The General Union of Arab Chambers of Commerce, Industry and Agriculture for Arab Countries (commonly known as the General Union) is a non-governmental organization established in 1951 and headquartered in Beirut, Lebanon. It represents the Arab private sector at the regional and international levels. The organization works to strengthen economic cooperation among Arab chambers of commerce and to promote shared Arab economic interests.

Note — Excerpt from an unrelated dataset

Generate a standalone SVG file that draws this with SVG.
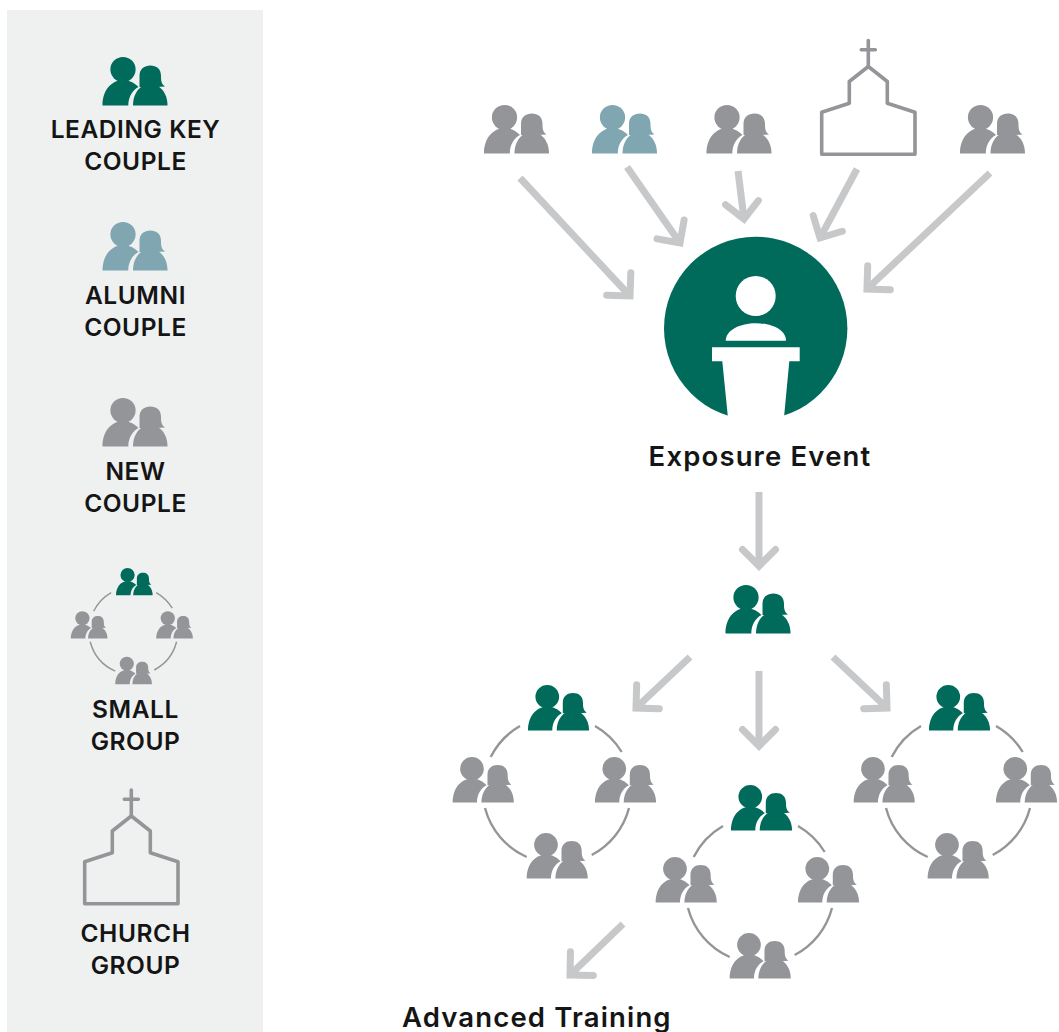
<svg xmlns="http://www.w3.org/2000/svg" width="1059" height="1032" viewBox="0 0 1059 1032">
<style>
.g{fill:#006b5b}.t{fill:#7fa6b1}.n{fill:#939598}
.lbl{font-family:"Inter","Liberation Sans",sans-serif;font-weight:600;font-size:24.5px;letter-spacing:.55px;fill:#151515;text-anchor:middle}
.ttl{font-family:"Inter","Liberation Sans",sans-serif;font-weight:600;font-size:27.5px;letter-spacing:1.15px;fill:#151515}
.arc{fill:none;stroke:#939598;stroke-width:2.4}
.ch{fill:none;stroke:#939598;stroke-width:3.6;stroke-linejoin:round;stroke-linecap:round}
.ar{fill:none;stroke:#c7c8ca;stroke-width:7;marker-end:url(#ah)}
</style>
<defs>
<marker id="ah" markerUnits="userSpaceOnUse" viewBox="-30 -30 42 60" markerWidth="42" markerHeight="60" refX="0" refY="0" orient="auto" overflow="visible">
<path d="M-16.5,-16.5 L0,0 L-16.5,16.5" fill="none" stroke="#c7c8ca" stroke-width="7" stroke-miterlimit="10" stroke-linecap="round"/>
</marker>
<g id="cp">
<circle cx="20.5" cy="12.5" r="12.6"/>
<path d="M0,48.5C0,35 7,24 20,23C27,23 32,26 36,30C30,33 25.8,40 25.8,48.5Z"/>
<path d="M30.5,48.5C30.5,36 38,27 47.5,27C57.5,27 65,36 65,48.5Z"/>
<path d="M37,30L37,19C37,12 42,8.6 47.8,8.6C54,8.6 58.5,12 58.5,19C58.5,24 59,27 62.5,29.5L54,30Z"/>
</g>
<g id="cm"><path class="ch" d="M0,113.7V71.7L27.6,62.7V41L46.6,26L65.6,41V62.7L93.3,71.7V113.7Z"/><path class="ch" d="M46.6,0V26M39.6,9.3H53.6"/></g>
<g id="ring">
<path class="arc" d="M-8,41A74,74 0 0 0 -37.3,72"/>
<path class="arc" d="M67,41A74,74 0 0 1 93.7,67"/>
<path class="arc" d="M-43,123A74,74 0 0 0 -1.3,172"/>
<path class="arc" d="M101,123A74,74 0 0 1 63.7,170"/>
<use href="#cp" class="g" transform="scale(.94)"/>
<use href="#cp" class="n" transform="translate(-75.3,72) scale(.94)"/>
<use href="#cp" class="n" transform="translate(67,72) scale(.94)"/>
<use href="#cp" class="n" transform="translate(-1.3,148) scale(.94)"/>
</g>
</defs>
<rect id="panel" x="7" y="10" width="256" height="1022" fill="#eff1f0"/>
<g id="connectors">
<path class="ar" d="M520,178L630,296"/>
<path class="ar" d="M627,167L680,243"/>
<path class="ar" d="M738,171L744,219"/>
<path class="ar" d="M857,169L820,238"/>
<path class="ar" d="M990,173L867,289"/>
<path class="ar" d="M759,492L759,566"/>
<path class="ar" d="M690,657L636,708"/>
<path class="ar" d="M759,671L759,746"/>
<path class="ar" d="M833,657L887,708"/>
<path class="ar" d="M623,924L570,975"/>
</g>
<g id="legend-leading"><use href="#cp" class="g" transform="translate(102.5,57)"/><text class="lbl" x="135.5" y="138">LEADING KEY</text><text class="lbl" x="135.5" y="170">COUPLE</text></g>
<g id="legend-alumni"><use href="#cp" class="t" transform="translate(102.5,222)"/><text class="lbl" x="135.5" y="304">ALUMNI</text><text class="lbl" x="135.5" y="336">COUPLE</text></g>
<g id="legend-new"><use href="#cp" class="n" transform="translate(102.5,398)"/><text class="lbl" x="135.5" y="480">NEW</text><text class="lbl" x="135.5" y="512">COUPLE</text></g>
<g id="legend-small"><use href="#ring" transform="translate(116,568) scale(.6)"/><text class="lbl" x="135.5" y="718">SMALL</text><text class="lbl" x="135.5" y="750">GROUP</text></g>
<g id="legend-church"><use href="#cm" transform="translate(84.7,790)"/><text class="lbl" x="135.5" y="942">CHURCH</text><text class="lbl" x="135.5" y="974">GROUP</text></g>
<g id="top-1"><use href="#cp" class="n" transform="translate(484,105)"/></g>
<g id="top-2"><use href="#cp" class="t" transform="translate(592,105)"/></g>
<g id="top-3"><use href="#cp" class="n" transform="translate(706.5,105)"/></g>
<g id="top-church"><use href="#cm" transform="translate(821.7,40.5)"/></g>
<g id="top-5"><use href="#cp" class="n" transform="translate(960,105)"/></g>
<g id="event">
<circle cx="755.7" cy="328.4" r="91.7" fill="#006b5b"/>
<circle cx="755.7" cy="296" r="20" fill="#fff"/>
<path fill="#fff" d="M725.7,340.7C726,330 740,323.3 756,323.3C772,323.3 786,330 786,340.7Z"/>
<path fill="#fff" d="M712,347.3H799.7V361.3H789.3L783.3,425H728.7L722.3,361.3H712Z"/>
<text class="ttl" x="760" y="466" text-anchor="middle">Exposure Event</text>
</g>
<g id="lead"><use href="#cp" class="g" transform="translate(725.5,585)"/></g>
<g id="ring-1"><use href="#ring" transform="translate(528,685)"/></g>
<g id="ring-2"><use href="#ring" transform="translate(731,785)"/></g>
<g id="ring-3"><use href="#ring" transform="translate(929,685)"/></g>
<g id="advanced"><text class="ttl" x="402" y="1027">Advanced Training</text></g>
</svg>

The General Union was created in response to the Arab private sector's need to coordinate Arab economic resources and markets in support of economic development. It promotes intra-Arab cooperation and plays a coordinating role among Arab chambers, particularly in matters relating to trade, exports, imports, and investment.

== Organization ==
The General Union consists of four principal bodies:

- General Conference: A biennial forum for Arab businesspeople to discuss major issues relating to Arab economies and current economic developments, and to propose measures for enhancing cooperation and integration.
- Union Council: Responsible for formulating the Union's general policy and adopting practical measures to promote cooperation among Arab chambers. It includes representatives of all Arab chambers and meets twice a year.
- Executive Committee: Composed of the president of the council, two vice-presidents, and four elected members. It meets before sessions of the council to prepare its work.
- Secretariat General: The executive body of the Union, consisting of the secretary-general, the assistant secretary-general, and supporting staff.

== Committees ==
The General Union operates several specialized committees, including:
- Trade Committee: Established in 1997 to support the participation of Arab chambers in implementing the Arab Free Trade Area scheme.
- Permanent Committee for Labor Affairs: A standing committee whose members are appointed on a permanent basis to ensure continuous follow-up with the other parties concerned with labor affairs, namely governments and labor representatives.
- Committee for Joint Arab-Foreign Chambers of Commerce: A committee whose members are nominated by Arab chambers and federations to follow up on issues related to joint Arab-foreign chambers of commerce. Its term lasts three years.